By Mudiwa Mwarire
Zimbabweans are vocal about excess. Every day, social media is filled with complaints about slay queens, flashy lifestyles, and the public display of wealth. Politicians, musicians, and businesspeople are criticised for appearing disconnected from the lived realities of ordinary citizens. Given the economic pressure many Zimbabweans face, this frustration is understandable.
What is less defensible is our inconsistency.
We attack musicians who show wealth and accuse them of selling out, yet we also distrust those who live quietly and avoid spectacle. Artists such as Jah Prayzah, Alick Macheso, and Winky D have all faced scrutiny whether they project discipline or flamboyance. In politics and business, the pattern is the same: loud figures are labelled reckless, while quiet ones are treated with suspicion. The standard shifts depending on who is being discussed, not on behaviour.
The debate around Dr. Kudakwashe Tagwirei illustrates this contradiction clearly. For years, Zimbabweans have said they want business leaders who are grounded, family-centred, disciplined, and invested locally. Yet when a wealthy and influential figure keeps his family private, avoids social-media theatrics, openly practises his faith, and channels giving through institutions and Bridging Gap Fountation, the response is not recognition but distrust. Silence is read as manipulation. Restraint is framed as danger.
This does not mean Tagwirei, or anyone else, should be beyond scrutiny. In a country shaped by inequality and political history, questioning wealth and influence is necessary. But criticism must be consistent. It cannot condemn excess one day and attack discipline the next simply because the individual involved does not fit a preferred narrative.

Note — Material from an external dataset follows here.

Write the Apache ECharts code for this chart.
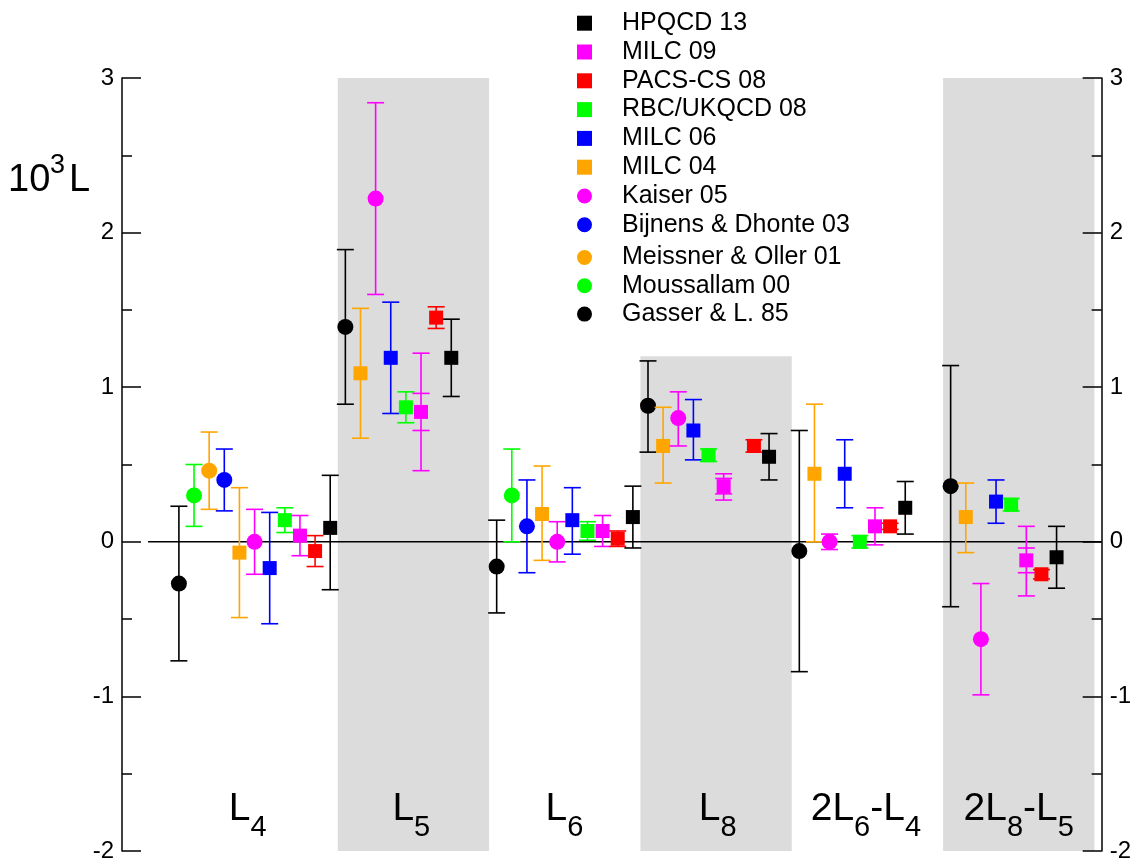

The same inconsistency applies across Southern Africa. Figures such as Strive Masiyiwa and Patrice Motsepe are often viewed with suspicion precisely because they are not flamboyant and do not perform their wealth publicly. Meanwhile, leaders and celebrities who display excess are criticised for arrogance. Either way, public discourse is reactive rather than principled.
Faith further exposes this problem. Zimbabweans frequently invoke morality and religion in political debate. Yet when public figures live disciplined, faith-led lives, their sincerity is questioned. When leaders behave badly, religion is said to be absent; when they behave well, it is dismissed as a cover. This approach reflects discomfort with structure, not a commitment to accountability.
Zimbabwe’s real challenge is not wealth versus poverty, or noise versus silence. It is the absence of agreed standards for leadership, success, and responsibility. We cannot demand grounded leadership while punishing restraint, or claim to want discipline while rewarding outrage and spectacle.
If Zimbabwe is serious about building a stable political culture, it must move beyond selective outrage and apply the same standards to all public figures, including Dr. Tagwirei. Without consistency, criticism becomes noise rather than accountability, and public debate remains stuck in cycles of contradiction rather than progress.